(Task statement) Up to and including the line with "(0,0) rectangle (1243,500);", write out the listing from its first line, minus the pictures.

-------- Extracted records

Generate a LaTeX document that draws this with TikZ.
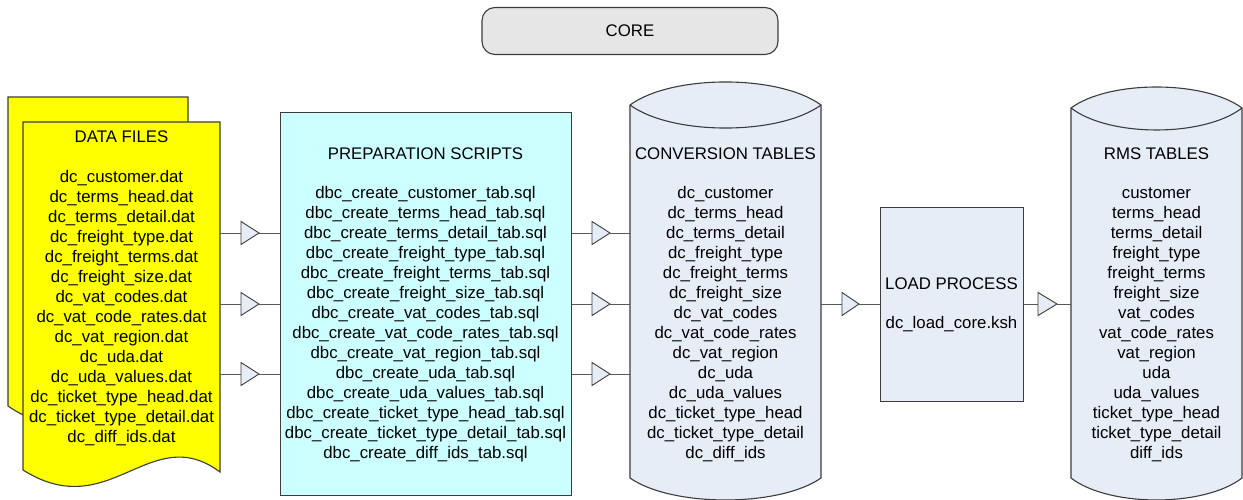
\documentclass[tikz,border=0pt]{standalone}
\usepackage{fontspec}
\setmainfont{Liberation Sans}
\definecolor{docyellow}{RGB}{255,255,0}
\definecolor{prepfill}{RGB}{204,255,255}
\definecolor{cylfill}{RGB}{231,237,247}
\definecolor{coregray}{RGB}{230,230,230}
\definecolor{edgegray}{RGB}{60,60,60}
\begin{document}
\begin{tikzpicture}[x=1pt,y=-1pt,
  every node/.style={font=\fontsize{16.8}{20}\selectfont, align=center, inner sep=0pt},
  shapeline/.style={draw=edgegray, line width=1.1pt, line join=miter},
  conn/.style={draw=black!65, line width=0.9pt},
  tri/.style={draw=edgegray, line width=0.9pt, fill=cylfill, line join=miter},
  region/.style={inner sep=0pt, anchor=north west}]
\useasboundingbox (0,0) rectangle (1243,500);

% CORE
\node[shapeline, fill=coregray, rounded corners=13pt, minimum width=296pt, minimum height=47pt] (core) at (630,31) {CORE};

% DATA FILES (document stack)
\node[region, minimum width=197pt, minimum height=348pt] (df) at (23,122) {};
\filldraw[shapeline, fill=docyellow] (8,97) -- (188,97) -- (188,408) .. controls (124,356) and (87,461) .. (8,406) -- cycle;
\filldraw[shapeline, fill=docyellow] (23,122) -- (220,122) -- (220,472) .. controls (150,420) and (110,525) .. (23,470) -- cycle;
\node (dftext) at (121.5,288.5) {DATA FILES\\[20pt]
dc\_customer.dat\\ dc\_terms\_head.dat\\ dc\_terms\_detail.dat\\ dc\_freight\_type.dat\\
dc\_freight\_terms.dat\\ dc\_freight\_size.dat\\ dc\_vat\_codes.dat\\ dc\_vat\_code\_rates.dat\\
dc\_vat\_region.dat\\ dc\_uda.dat\\ dc\_uda\_values.dat\\ dc\_ticket\_type\_head.dat\\
dc\_ticket\_type\_detail.dat\\ dc\_diff\_ids.dat};

% PREPARATION SCRIPTS
\node[region, shapeline, fill=prepfill, minimum width=291pt, minimum height=383pt] (prep) at (280,112) {};
\node (preptext) at (425.5,304.5) {PREPARATION SCRIPTS\\[19pt]
dbc\_create\_customer\_tab.sql\\ dbc\_create\_terms\_head\_tab.sql\\ dbc\_create\_terms\_detail\_tab.sql\\
dbc\_create\_freight\_type\_tab.sql\\ dbc\_create\_freight\_terms\_tab.sql\\ dbc\_create\_freight\_size\_tab.sql\\
dbc\_create\_vat\_codes\_tab.sql\\ dbc\_create\_vat\_code\_rates\_tab.sql\\ dbc\_create\_vat\_region\_tab.sql\\
dbc\_create\_uda\_tab.sql\\ dbc\_create\_uda\_values\_tab.sql\\ dbc\_create\_ticket\_type\_head\_tab.sql\\
dbc\_create\_ticket\_type\_detail\_tab.sql\\ dbc\_create\_diff\_ids\_tab.sql};

% CONVERSION TABLES (cylinder)
\node[region, minimum width=191pt, minimum height=418pt] (conv) at (630,82) {};
\filldraw[shapeline, fill=cylfill] (630,105) .. controls (672,74.3) and (779,74.3) .. (821,105) -- (821,478) .. controls (779,507.3) and (672,507.3) .. (630,478) -- cycle;
\draw[shapeline] (630,105) .. controls (672,135.7) and (779,135.7) .. (821,105);
\node (convtext) at (725.5,304.5) {CONVERSION TABLES\\[19pt]
dc\_customer\\ dc\_terms\_head\\ dc\_terms\_detail\\ dc\_freight\_type\\ dc\_freight\_terms\\
dc\_freight\_size\\ dc\_vat\_codes\\ dc\_vat\_code\_rates\\ dc\_vat\_region\\ dc\_uda\\
dc\_uda\_values\\ dc\_ticket\_type\_head\\ dc\_ticket\_type\_detail\\ dc\_diff\_ids};

% LOAD PROCESS
\node[region, shapeline, fill=cylfill, minimum width=143pt, minimum height=194pt] (load) at (880,207) {};
\node (loadtext) at (951.5,305) {LOAD PROCESS\\[19pt] dc\_load\_core.ksh};

% RMS TABLES (cylinder)
\node[region, minimum width=171pt, minimum height=413pt] (rms) at (1071,87) {};
\filldraw[shapeline, fill=cylfill] (1071,108) .. controls (1109,80) and (1204,80) .. (1242,108) -- (1242,478) .. controls (1204,507.3) and (1109,507.3) .. (1071,478) -- cycle;
\draw[shapeline] (1071,108) .. controls (1109,137.3) and (1204,137.3) .. (1242,108);
\node (rmstext) at (1156.5,304.5) {RMS TABLES\\[19pt]
customer\\ terms\_head\\ terms\_detail\\ freight\_type\\ freight\_terms\\
freight\_size\\ vat\_codes\\ vat\_code\_rates\\ vat\_region\\ uda\\
uda\_values\\ ticket\_type\_head\\ ticket\_type\_detail\\ diff\_ids};

% Connectors data files -> preparation -> conversion
\foreach \yy [count=\i] in {233,304,374} {
  \coordinate (a\i) at (241,\yy);
  \coordinate (b\i) at (259,\yy);
  \draw[conn] (df.east |- a\i) -- (a\i);
  \draw[tri] (b\i) -- ([yshift=11.5pt]a\i) -- ([yshift=-11.5pt]a\i) -- cycle;
  \draw[conn] (b\i) -- (prep.west |- b\i);
  \coordinate (c\i) at (592,\yy);
  \coordinate (d\i) at (610,\yy);
  \draw[conn] (prep.east |- c\i) -- (c\i);
  \draw[tri] (d\i) -- ([yshift=11.5pt]c\i) -- ([yshift=-11.5pt]c\i) -- cycle;
  \draw[conn] (d\i) -- (conv.west |- d\i);
}

% conversion -> load
\coordinate (e1) at (842,304);
\coordinate (f1) at (859,304);
\draw[conn] (conv.east |- e1) -- (e1);
\draw[tri] (f1) -- ([yshift=11.5pt]e1) -- ([yshift=-11.5pt]e1) -- cycle;
\draw[conn] (f1) -- (load.west |- f1);

% load -> rms
\coordinate (g1) at (1038,304);
\coordinate (h1) at (1057,304);
\draw[conn] (load.east |- g1) -- (g1);
\draw[tri] (h1) -- ([yshift=11.5pt]g1) -- ([yshift=-11.5pt]g1) -- cycle;
\draw[conn] (h1) -- (rms.west |- h1);
\end{tikzpicture}
\end{document}
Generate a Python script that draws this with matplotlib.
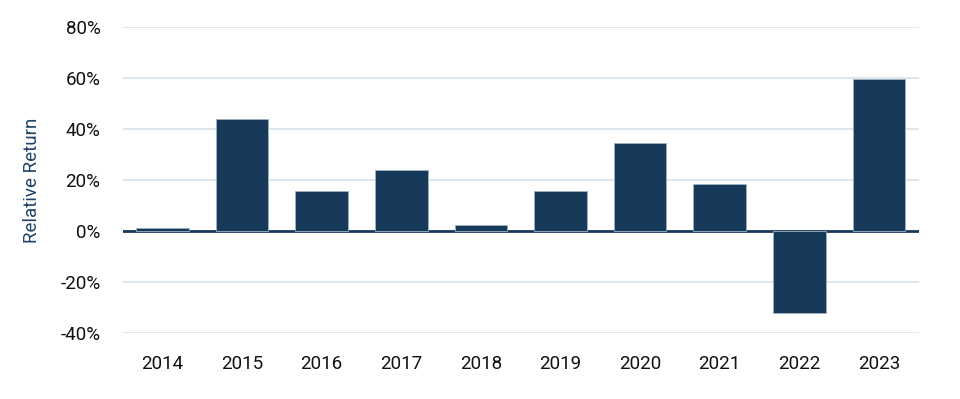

----------------

(Answer for the task)
Generate a LaTeX document that draws this with TikZ.
\documentclass[tikz,border=0pt]{standalone}
\usepackage{fontspec}
\setmainfont{Liberation Sans}
\definecolor{docyellow}{RGB}{255,255,0}
\definecolor{prepfill}{RGB}{204,255,255}
\definecolor{cylfill}{RGB}{231,237,247}
\definecolor{coregray}{RGB}{230,230,230}
\definecolor{edgegray}{RGB}{60,60,60}
\begin{document}
\begin{tikzpicture}[x=1pt,y=-1pt,
  every node/.style={font=\fontsize{16.8}{20}\selectfont, align=center, inner sep=0pt},
  shapeline/.style={draw=edgegray, line width=1.1pt, line join=miter},
  conn/.style={draw=black!65, line width=0.9pt},
  tri/.style={draw=edgegray, line width=0.9pt, fill=cylfill, line join=miter},
  region/.style={inner sep=0pt, anchor=north west}]
\useasboundingbox (0,0) rectangle (1243,500);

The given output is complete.